利用實驗研究不同三價摻雜金屬BaZr0.9M0.1O3-α (M3+ = Al3+、Ga3+、In3+、Y3+、La3+ 、Nd3+、 Sm3+、Gd3+、 Dy3+、Ho3+ 、Er3+)的離子導電趨勢。 實驗先利用溶膠-凝膠法(sol-gel)加入添加物NiO並以NH4OH調控溶液pH值的方式改良合成BaZr0.9M0.1O3-α的粉末，之後在壓錠燒結高溫獲得樣品。在各種的合成變因，像是添加物的比例、pH值、改變燒結溫、增加球磨過程，有系統的測試以達到更高的密度、較大的晶粒尺寸和更好的質子導電率。分別利用Archimedes測量法、XRD、SEM、EDS鑑定樣品密度、化學成分、顯微結構和摻雜比例，進行實驗前後的樣品分析。 BaZr0.9M0.1O3-α是質子導體藉由摻雜產生氧空穴，在含有水氣的環境下，氧空穴與水氣結合獲得質子，探討質子的傳導。實驗利用DC二電極和AC四電極的EIS在飽和水氣的氮氣下進行質子導電率的測試，測量溫度為100-700℃。探討在相同條件下，摻雜金屬對質子導電率的影響與趨勢，並進一步對各摻雜金屬以Arrhenius方程式得到activation energy與pre-exponential factors。 實驗結果顯示質子傳導與摻雜半徑有關，較小的摻雜金屬離子有較弱的水合能且質子濃度較低，造成較低的質子傳導。而較大的摻雜金屬離子會導致A-site摻雜的問題，造成氧空穴減少，得到較差的質子導電率。最適當的摻雜金屬離子(Ho3+、Er3+、Dy3+)擁有最好的質子導電率。

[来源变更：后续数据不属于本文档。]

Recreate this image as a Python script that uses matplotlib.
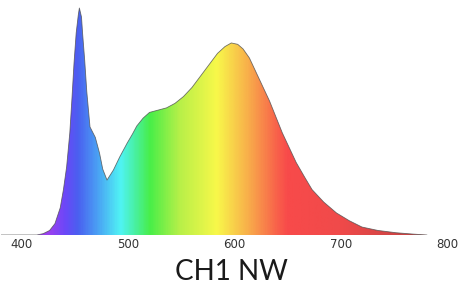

This thesis reports the trends of proton conductivity on series of trivalent cations (Al3+, Ga3+, In3+, Y3+, La3+ Nd3+ Sm3+, Gd3+, Dy3+, Ho3+ and Er3+) doped BaZrO3. The ceramic powders are initially synthesized by sol-gel method with small amount of NiO additive and pH-controlled condition and subsequently compressed to pellet sintered at higher temperature. Various synthetic parameters, such as ratios of additives, pH values, sintering temperature, ball mill processes, have been systematically examined to achieve the higher density, larger grain size and better proton conductivity. The desnity, chemical composition, microstructure and dopant ratios of samples are characterized by Archimedes measurement, XRD, SEM, EDX, respectively. The protonic conductivity is measured by DC 2-electrode and AC 4 electrode methods from 700–100℃ in the wet-N2 condition and further analyzed in the Arrhenius equation to determine the corresponding activation energy and pre-exponential factors for each cation-doped BaZrO3. The result shows that proton conductivity is radius dependent for the doped cations. Smaller trivalent cations will have weaker hydration energy and give smaller proton concentration, thus, result lower proton conductivity. On the other hand, larger cations will cause A-site doping problem and give less oxygen vacancy, therefore, show poor proton conductivity. As a result, the cations of Ho3+, Er3+ and Dy3+ with suitable radius will give the best proton conductivity.